392.13 Punta Palmas] A Florida town of Woolson’s invention.

  397.23 Clerkenwell] Area in central London, one of the city’s oldest parishes.

  398.27 Chevalier Bayard] Pierre Terrail (1473–1524), seigneur de Bayard, a French knight, known as “the knight without fear and beyond reproach.”

  398.31 “Pioneers! oh, pioneers!”] “Pioneers! O Pioneers!,” the refrain in a poem of the same title by Walt Whitman, first published in Drum-Taps (1865); the poem celebrates the American frontier spirit.

  398.38 prunella shoes] Prunella is a heavy woolen or cotton fabric used for shoe uppers.

  401.15 Ehrenbreitsein] A fortress on the Rhine River in Germany, overlooking the town of Koblenz.

  403.1–2 “O la douce folie— / Aimable Capri!”] French: “Oh the sweet madness— / Amiable Capri!”

  403.25 Trancadillo] A boat song of 1844, also called “O Come, Maidens, Come,” with words by American poet Caroline Gilman and music by American composer Francis H. Brown.

  404.1 rang the Angelus] See note 352.16.

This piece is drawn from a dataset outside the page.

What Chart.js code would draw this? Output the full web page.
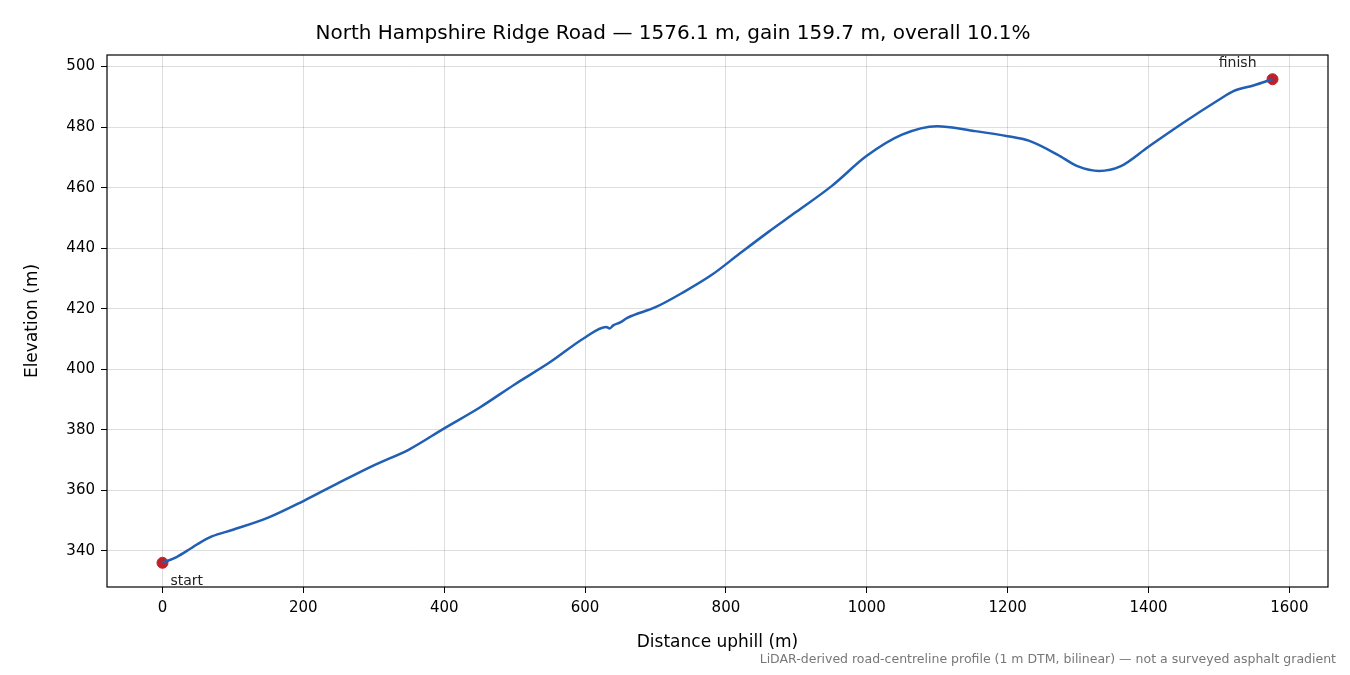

  431.23 omnium gatherum] A mock-Latin phrase: a collection of random things or people.

  432.30 res angusta] Res angusta domi, a commonly used phrase meaning poverty, derived from the Latin for “narrowed circumstances at home.”

  433.7 Doria gallery] The Palazzo Doria in the heart of Rome, home of the Doria-Pamphilj family and site of one of the most renowned art collections in Italy.

  433.14 the Borghese] The Villa Borghese, built by Cardinal Scipione Borghese in the seventeenth century as a country home just outside of the walls of Rome. In the nineteenth century, the gardens, home, and extensive art collection were still in private hands, bequeathed to the Italian state in 1903.

  433.26 the Caraccis] Agostino Carracci (1557–1602) and his brother Annibale Carracci (1560–1609), artists from Bologna.

  434.4–5 the Raphael double portrait?”] Double Portrait (c. 1516) by Italian painter Raffaello Sanzio.

  434.7–8 the portrait of Andrea Doria, by Sebastiano del Piombo?”] Portrait of Andrea Doria (c. 1526) by Italian artist Sebastiano del Piombo.